Thursday, November 18, 2010

A One-Term President?

With the midterm election behind us and the lame duck of Congress in session, it is important that the newly elected Republican majority in House take the time to stand up for the American people and help us continue moving this country forward. Although I strongly believe Democrats have done more to help this staggering economy and improve the quality of life for Americans, I welcome the Republicans help and hope they are willing to work together in the name of progress.

So far, however, it has been somewhat confusing. On one hand, the top Republican in the Senate, Mitch McConnell, recently endorsed President Obama’s moratorium of pork-barrel projects (known as "earmarks"). As a long time defender of using these special funding requests, McConnell has sought nearly $1 billion worth of earmarks, primarily benefiting his home state of Kentucky. Although he “does not apologize” for his actions, his reversal will help eliminate such wasteful spending.

On the other hand, the Republican leadership decided to postpone a bipartisan congressional meeting with the president at the White House due to scheduling conflicts. John Boehner told the White House that “the crush of business setting up the new Congress while juggling a lame duck session of the old one was too much”. If the new speaker of the House cannot manage a simple meeting with the President of the United States, how can we expect him to lead Congress? According to current House Majority Leader Steny Hoyer, “I can never remember an instance where President Bush asked the Democratic leadership to meet with him and we did not accommodate our schedule to that request.” This is not only a sign of disrespect, but also does not reveal a future of healthy cooperation and bipartisanship.

Obama wanted to hold the bipartisan meeting to discuss national issues following the midterm elections, including such economic issues as the possible extension of Bush tax cuts set to expire January 1. As I mentioned in my blog post, America in the Driver’s Seat, the Republican argument that these tax cuts would encourage small businesses, stimulate the economy, and create jobs are misleading and haven proven wrong since their enactment in 2001. Even BILLIONAIRE investor Warren Buffett agreed that “we should raise taxes on the very rich, and I think maybe we should cut taxes for the middle class." If one of the world’s most successful entrepreneurs sees the benefits of letting the Bush tax cuts expire, I think it’s something to make note of.

Although the Republicans say they want to work with the Democrats, it is hard to imagine any talks of bipartisanship when the day after their victory, McConnell says, “the single most important thing we want to achieve is for President Obama to be a one-term president.” This proves that the Republicans are simply a party of NO, failing to put aside politics for the success of the American people.

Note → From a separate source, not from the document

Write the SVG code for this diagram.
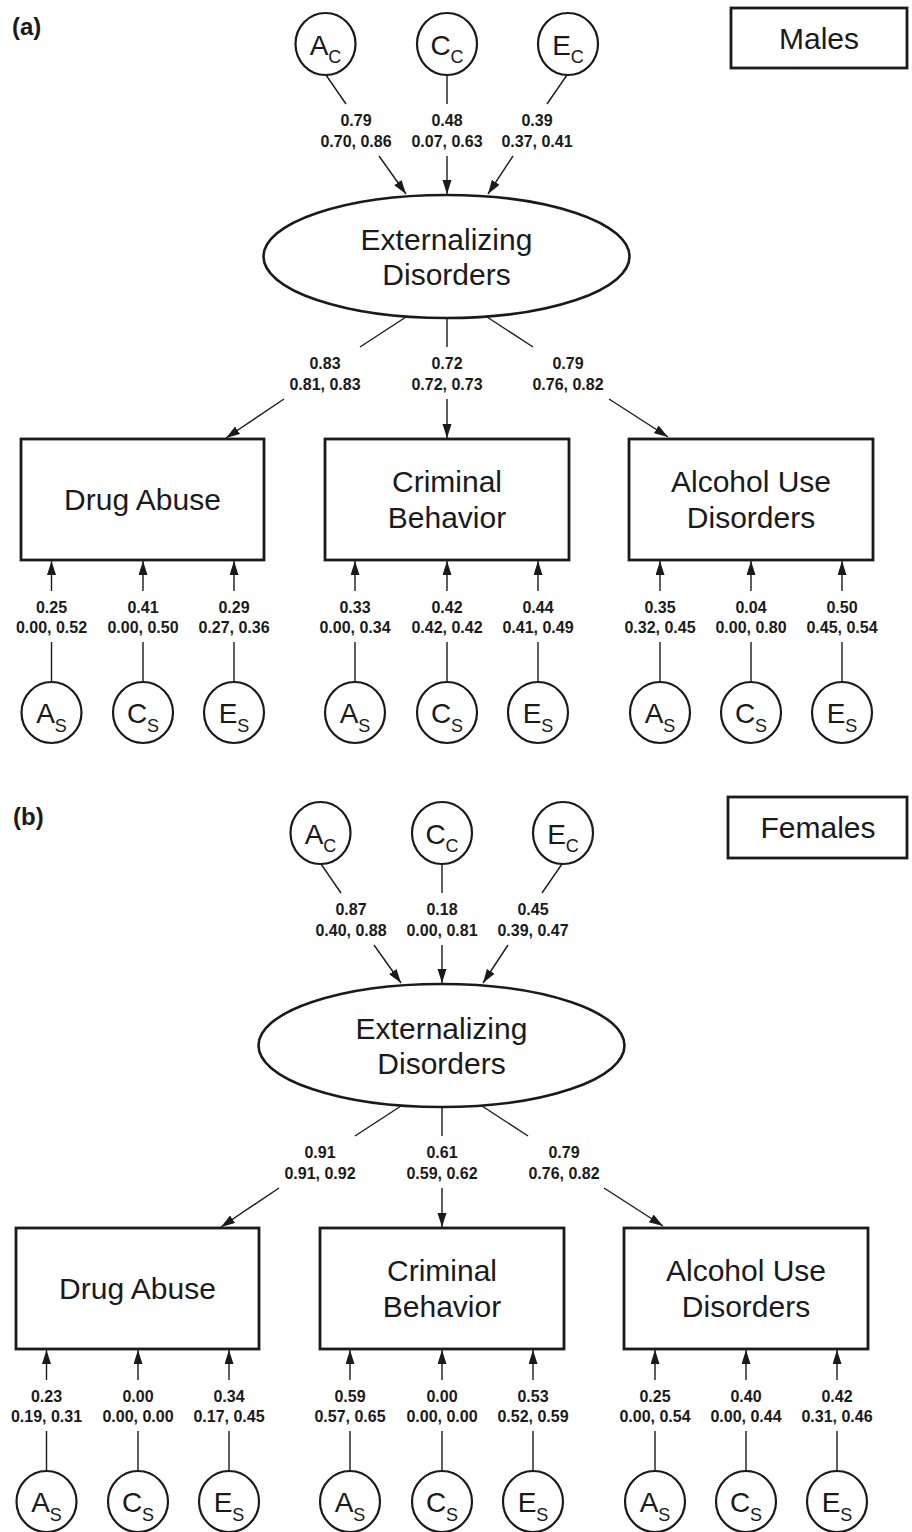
<svg xmlns="http://www.w3.org/2000/svg" width="912" height="1532" viewBox="0 0 912 1532">
<style>
.n{fill:#fff;stroke:#1a1a1a;stroke-width:2.2}
.box{fill:#fff;stroke:#1a1a1a;stroke-width:2.8}
.t{font-family:"Liberation Sans",Arial,sans-serif;fill:#1a1a1a}
.lbl{font-size:16px;font-weight:bold;text-anchor:middle}
.big{font-size:30px;text-anchor:middle}
.ltr{font-size:28px;text-anchor:middle}
.sub{font-size:18px}
.pl{font-size:24px;font-weight:bold}
.e{stroke:#1a1a1a;stroke-width:1.4;fill:none}
.a{stroke:#1a1a1a;stroke-width:1.4;fill:none;marker-end:url(#ah)}
</style>
<defs>
<marker id="ah" markerUnits="userSpaceOnUse" markerWidth="15" markerHeight="10" refX="14" refY="4.5" orient="auto">
<path d="M0,0 L14,4.5 L0,9 z" fill="#1a1a1a"/>
</marker>
</defs>
<rect width="912" height="1532" fill="#fff"/>

<g id="panel-a">
<text id="label-a" class="t pl" x="12" y="35">(a)</text>
<g id="males"><rect class="box" x="731" y="8" width="176" height="60"/><text class="t big" x="819" y="49">Males</text></g>
<g id="a-connectors">
<line class="e" x1="326" y1="75" x2="346" y2="104"/><line class="a" x1="379" y1="156" x2="406" y2="194"/>
<line class="e" x1="447" y1="75" x2="447" y2="104"/><line class="a" x1="447" y1="156" x2="447" y2="194"/>
<line class="e" x1="567" y1="75" x2="547" y2="104"/><line class="a" x1="513" y1="156" x2="488" y2="194"/>
<line class="e" x1="406" y1="317" x2="360" y2="347"/><line class="a" x1="284" y1="399" x2="226" y2="438"/>
<line class="e" x1="447" y1="318" x2="447" y2="347"/><line class="a" x1="447" y1="399" x2="447" y2="438"/>
<line class="e" x1="487" y1="317" x2="533" y2="347"/><line class="a" x1="609" y1="399" x2="668" y2="437"/>
<line class="e" x1="51.5" y1="682" x2="51.5" y2="642"/><line class="a" x1="51.5" y1="591" x2="51.5" y2="561"/>
<line class="e" x1="143" y1="682" x2="143" y2="642"/><line class="a" x1="143" y1="591" x2="143" y2="561"/>
<line class="e" x1="234" y1="682" x2="234" y2="642"/><line class="a" x1="234" y1="591" x2="234" y2="561"/>
<line class="e" x1="355" y1="682" x2="355" y2="642"/><line class="a" x1="355" y1="591" x2="355" y2="561"/>
<line class="e" x1="447" y1="682" x2="447" y2="642"/><line class="a" x1="447" y1="591" x2="447" y2="561"/>
<line class="e" x1="538" y1="682" x2="538" y2="642"/><line class="a" x1="538" y1="591" x2="538" y2="561"/>
<line class="e" x1="660" y1="682" x2="660" y2="642"/><line class="a" x1="660" y1="591" x2="660" y2="561"/>
<line class="e" x1="751" y1="682" x2="751" y2="642"/><line class="a" x1="751" y1="591" x2="751" y2="561"/>
<line class="e" x1="842" y1="682" x2="842" y2="642"/><line class="a" x1="842" y1="591" x2="842" y2="561"/>
</g>
<g id="a-labels" class="t lbl">
<text x="356" y="126">0.79</text><text x="356" y="147">0.70, 0.86</text>
<text x="447" y="126">0.48</text><text x="447" y="147">0.07, 0.63</text>
<text x="537" y="126">0.39</text><text x="537" y="147">0.37, 0.41</text>
<text x="325" y="369">0.83</text><text x="325" y="390">0.81, 0.83</text>
<text x="447" y="369">0.72</text><text x="447" y="390">0.72, 0.73</text>
<text x="568" y="369">0.79</text><text x="568" y="390">0.76, 0.82</text>
<text x="51.5" y="613">0.25</text><text x="51.5" y="633">0.00, 0.52</text>
<text x="143" y="613">0.41</text><text x="143" y="633">0.00, 0.50</text>
<text x="234" y="613">0.29</text><text x="234" y="633">0.27, 0.36</text>
<text x="355" y="613">0.33</text><text x="355" y="633">0.00, 0.34</text>
<text x="447" y="613">0.42</text><text x="447" y="633">0.42, 0.42</text>
<text x="538" y="613">0.44</text><text x="538" y="633">0.41, 0.49</text>
<text x="660" y="613">0.35</text><text x="660" y="633">0.32, 0.45</text>
<text x="751" y="613">0.04</text><text x="751" y="633">0.00, 0.80</text>
<text x="842" y="613">0.50</text><text x="842" y="633">0.45, 0.54</text>
</g>
<g id="a-AC"><ellipse class="n" cx="325.5" cy="44" rx="30" ry="31"/><text class="t ltr" x="325.5" y="54.5">A<tspan class="sub" dy="8.5">C</tspan></text></g>
<g id="a-CC"><ellipse class="n" cx="447" cy="44" rx="30" ry="31"/><text class="t ltr" x="447" y="54.5">C<tspan class="sub" dy="8.5">C</tspan></text></g>
<g id="a-EC"><ellipse class="n" cx="568" cy="44" rx="30" ry="31"/><text class="t ltr" x="568" y="54.5">E<tspan class="sub" dy="8.5">C</tspan></text></g>
<g id="a-ext"><ellipse class="n" cx="446.5" cy="256.5" rx="183" ry="61.5" style="stroke-width:2.6"/><text class="t big" x="446.5" y="250">Externalizing</text><text class="t big" x="446.5" y="285">Disorders</text></g>
<g id="a-drug"><rect class="box" x="21" y="439" width="243" height="121"/><text class="t big" x="142.5" y="510">Drug Abuse</text></g>
<g id="a-crim"><rect class="box" x="325" y="439" width="244" height="121"/><text class="t big" x="447" y="492">Criminal</text><text class="t big" x="447" y="528">Behavior</text></g>
<g id="a-alc"><rect class="box" x="629" y="439" width="244" height="121"/><text class="t big" x="751" y="492">Alcohol Use</text><text class="t big" x="751" y="528">Disorders</text></g>
<g id="a-AS1"><ellipse class="n" cx="51.5" cy="712.5" rx="30" ry="30.5"/><text class="t ltr" x="51.5" y="723">A<tspan class="sub" dy="8.5">S</tspan></text></g>
<g id="a-CS1"><ellipse class="n" cx="143" cy="712.5" rx="30" ry="30.5"/><text class="t ltr" x="143" y="723">C<tspan class="sub" dy="8.5">S</tspan></text></g>
<g id="a-ES1"><ellipse class="n" cx="234" cy="712.5" rx="30" ry="30.5"/><text class="t ltr" x="234" y="723">E<tspan class="sub" dy="8.5">S</tspan></text></g>
<g id="a-AS2"><ellipse class="n" cx="355" cy="712.5" rx="30" ry="30.5"/><text class="t ltr" x="355" y="723">A<tspan class="sub" dy="8.5">S</tspan></text></g>
<g id="a-CS2"><ellipse class="n" cx="447" cy="712.5" rx="30" ry="30.5"/><text class="t ltr" x="447" y="723">C<tspan class="sub" dy="8.5">S</tspan></text></g>
<g id="a-ES2"><ellipse class="n" cx="538" cy="712.5" rx="30" ry="30.5"/><text class="t ltr" x="538" y="723">E<tspan class="sub" dy="8.5">S</tspan></text></g>
<g id="a-AS3"><ellipse class="n" cx="660" cy="712.5" rx="30" ry="30.5"/><text class="t ltr" x="660" y="723">A<tspan class="sub" dy="8.5">S</tspan></text></g>
<g id="a-CS3"><ellipse class="n" cx="751" cy="712.5" rx="30" ry="30.5"/><text class="t ltr" x="751" y="723">C<tspan class="sub" dy="8.5">S</tspan></text></g>
<g id="a-ES3"><ellipse class="n" cx="842" cy="712.5" rx="30" ry="30.5"/><text class="t ltr" x="842" y="723">E<tspan class="sub" dy="8.5">S</tspan></text></g>
</g>

<text id="label-b" class="t pl" x="13" y="825">(b)</text>
<g id="females"><rect class="box" x="728" y="797" width="179" height="61"/><text class="t big" x="818" y="838">Females</text></g>

<g id="panel-b" transform="translate(-5,789)">
<g id="b-connectors">
<line class="e" x1="326" y1="75" x2="346" y2="104"/><line class="a" x1="379" y1="156" x2="406" y2="194"/>
<line class="e" x1="447" y1="75" x2="447" y2="104"/><line class="a" x1="447" y1="156" x2="447" y2="194"/>
<line class="e" x1="567" y1="75" x2="547" y2="104"/><line class="a" x1="513" y1="156" x2="488" y2="194"/>
<line class="e" x1="406" y1="317" x2="360" y2="347"/><line class="a" x1="284" y1="399" x2="226" y2="438"/>
<line class="e" x1="447" y1="318" x2="447" y2="347"/><line class="a" x1="447" y1="399" x2="447" y2="438"/>
<line class="e" x1="487" y1="317" x2="533" y2="347"/><line class="a" x1="609" y1="399" x2="668" y2="437"/>
<line class="e" x1="51.5" y1="682" x2="51.5" y2="642"/><line class="a" x1="51.5" y1="591" x2="51.5" y2="561"/>
<line class="e" x1="143" y1="682" x2="143" y2="642"/><line class="a" x1="143" y1="591" x2="143" y2="561"/>
<line class="e" x1="234" y1="682" x2="234" y2="642"/><line class="a" x1="234" y1="591" x2="234" y2="561"/>
<line class="e" x1="355" y1="682" x2="355" y2="642"/><line class="a" x1="355" y1="591" x2="355" y2="561"/>
<line class="e" x1="447" y1="682" x2="447" y2="642"/><line class="a" x1="447" y1="591" x2="447" y2="561"/>
<line class="e" x1="538" y1="682" x2="538" y2="642"/><line class="a" x1="538" y1="591" x2="538" y2="561"/>
<line class="e" x1="660" y1="682" x2="660" y2="642"/><line class="a" x1="660" y1="591" x2="660" y2="561"/>
<line class="e" x1="751" y1="682" x2="751" y2="642"/><line class="a" x1="751" y1="591" x2="751" y2="561"/>
<line class="e" x1="842" y1="682" x2="842" y2="642"/><line class="a" x1="842" y1="591" x2="842" y2="561"/>
</g>
<g id="b-labels" class="t lbl">
<text x="356" y="126">0.87</text><text x="356" y="147">0.40, 0.88</text>
<text x="447" y="126">0.18</text><text x="447" y="147">0.00, 0.81</text>
<text x="538" y="126">0.45</text><text x="538" y="147">0.39, 0.47</text>
<text x="325" y="369">0.91</text><text x="325" y="390">0.91, 0.92</text>
<text x="447" y="369">0.61</text><text x="447" y="390">0.59, 0.62</text>
<text x="569" y="369">0.79</text><text x="569" y="390">0.76, 0.82</text>
<text x="51.5" y="613">0.23</text><text x="51.5" y="633">0.19, 0.31</text>
<text x="143" y="613">0.00</text><text x="143" y="633">0.00, 0.00</text>
<text x="234" y="613">0.34</text><text x="234" y="633">0.17, 0.45</text>
<text x="355" y="613">0.59</text><text x="355" y="633">0.57, 0.65</text>
<text x="447" y="613">0.00</text><text x="447" y="633">0.00, 0.00</text>
<text x="538" y="613">0.53</text><text x="538" y="633">0.52, 0.59</text>
<text x="660" y="613">0.25</text><text x="660" y="633">0.00, 0.54</text>
<text x="751" y="613">0.40</text><text x="751" y="633">0.00, 0.44</text>
<text x="842" y="613">0.42</text><text x="842" y="633">0.31, 0.46</text>
</g>
<g id="b-AC"><ellipse class="n" cx="325.5" cy="44" rx="30" ry="31"/><text class="t ltr" x="325.5" y="54.5">A<tspan class="sub" dy="8.5">C</tspan></text></g>
<g id="b-CC"><ellipse class="n" cx="447" cy="44" rx="30" ry="31"/><text class="t ltr" x="447" y="54.5">C<tspan class="sub" dy="8.5">C</tspan></text></g>
<g id="b-EC"><ellipse class="n" cx="568" cy="44" rx="30" ry="31"/><text class="t ltr" x="568" y="54.5">E<tspan class="sub" dy="8.5">C</tspan></text></g>
<g id="b-ext"><ellipse class="n" cx="446.5" cy="256.5" rx="183" ry="61.5" style="stroke-width:2.6"/><text class="t big" x="446.5" y="250">Externalizing</text><text class="t big" x="446.5" y="285">Disorders</text></g>
<g id="b-drug"><rect class="box" x="21" y="439" width="243" height="121"/><text class="t big" x="142.5" y="510">Drug Abuse</text></g>
<g id="b-crim"><rect class="box" x="325" y="439" width="244" height="121"/><text class="t big" x="447" y="492">Criminal</text><text class="t big" x="447" y="528">Behavior</text></g>
<g id="b-alc"><rect class="box" x="629" y="439" width="244" height="121"/><text class="t big" x="751" y="492">Alcohol Use</text><text class="t big" x="751" y="528">Disorders</text></g>
<g id="b-AS1"><ellipse class="n" cx="51.5" cy="712.5" rx="30" ry="30.5"/><text class="t ltr" x="51.5" y="723">A<tspan class="sub" dy="8.5">S</tspan></text></g>
<g id="b-CS1"><ellipse class="n" cx="143" cy="712.5" rx="30" ry="30.5"/><text class="t ltr" x="143" y="723">C<tspan class="sub" dy="8.5">S</tspan></text></g>
<g id="b-ES1"><ellipse class="n" cx="234" cy="712.5" rx="30" ry="30.5"/><text class="t ltr" x="234" y="723">E<tspan class="sub" dy="8.5">S</tspan></text></g>
<g id="b-AS2"><ellipse class="n" cx="355" cy="712.5" rx="30" ry="30.5"/><text class="t ltr" x="355" y="723">A<tspan class="sub" dy="8.5">S</tspan></text></g>
<g id="b-CS2"><ellipse class="n" cx="447" cy="712.5" rx="30" ry="30.5"/><text class="t ltr" x="447" y="723">C<tspan class="sub" dy="8.5">S</tspan></text></g>
<g id="b-ES2"><ellipse class="n" cx="538" cy="712.5" rx="30" ry="30.5"/><text class="t ltr" x="538" y="723">E<tspan class="sub" dy="8.5">S</tspan></text></g>
<g id="b-AS3"><ellipse class="n" cx="660" cy="712.5" rx="30" ry="30.5"/><text class="t ltr" x="660" y="723">A<tspan class="sub" dy="8.5">S</tspan></text></g>
<g id="b-CS3"><ellipse class="n" cx="751" cy="712.5" rx="30" ry="30.5"/><text class="t ltr" x="751" y="723">C<tspan class="sub" dy="8.5">S</tspan></text></g>
<g id="b-ES3"><ellipse class="n" cx="842" cy="712.5" rx="30" ry="30.5"/><text class="t ltr" x="842" y="723">E<tspan class="sub" dy="8.5">S</tspan></text></g>
</g>
</svg>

They are against repealing Don’t Ask Don’t Tell, the discriminatory policy preventing any American who wants to defend our country to do so; against extending unemployment benefits to millions of jobless Americans; against supporting the DREAM Act, which would award citizenship to illegal immigrants who have gone to college or served in the military; and against ratifying the new START treaty, a bilateral nuclear arms reduction agreement between the U.S. and Russia signed earlier this year. If ratified, the treaty will reduce Russia’s nuclear arsenal to the lowest level since the Cold War.

But, I guess when politics is put before policies, “the single most important thing we want to achieve is for President Obama to be a one-term president.”


  1. The Republicans are in power and have a track record for success. You talk of bipartisanship. But when GOP leaders try to cooperate with Democrats, they get the cold shoulder.

    Ofcourse Obama should be a one-term president. He has not done ANTHING! He's ruined the U.S. image across the globe; ruined the U.S. economy; and has not added a single dime to our pockets!!!!!

  2. I think it is disturbing that Republicans are being so selfishly single minded, but what can you say about a party that only seeks to benefit the rich, and sway the demographics of this country that perhaps do not understand the true nature of politics. Both parties should work together to try and maintain the state. If there is an opportunity to do so, natually compromise will have to occur, but it does not mean that the solution is useless.If either party proposes single solutions to the state of the nation, it does not benefit people across demographics. If they work together, all these areas will be covered, which is why the bipartisan meeting was important. People's concern should not be about trying to get someone one-term/two terms. It should be only for the mutual working towards acheiving the betterment of the state.

  3. it really does depend on who runs against him in 2012 though. if its sarah palin, then obama will have a second term

  4. Glenn Beck...let's not forget that Obama inherited from Bush this ruined US Economy and ruined US image across the World. Obama's recent trip to South Asia is the first step in building back our global reputation that the Bush administration destroyed.

    As for Obama being a "one term president," I really don't see an issue with the comment. Probably taken out of context and not what he meant. Do you really think McConnell is an idiot? He is just trying to rally the Republicans.

    One thing I find funny is that if Obama is indeed a one term president who the heck will represent the Republicans? Palin is a joke. Romney seems to be the one of the few credible Republicans out there, but let's not forget how he brought universal health care coverage for all people in MA. Would Republicans be okay with candidate with that kind of record?

  5. Interesting point Ashwani I must admit, but I wonder if Democrats made such comments and contradictions when Bush was in power... I am sure they did.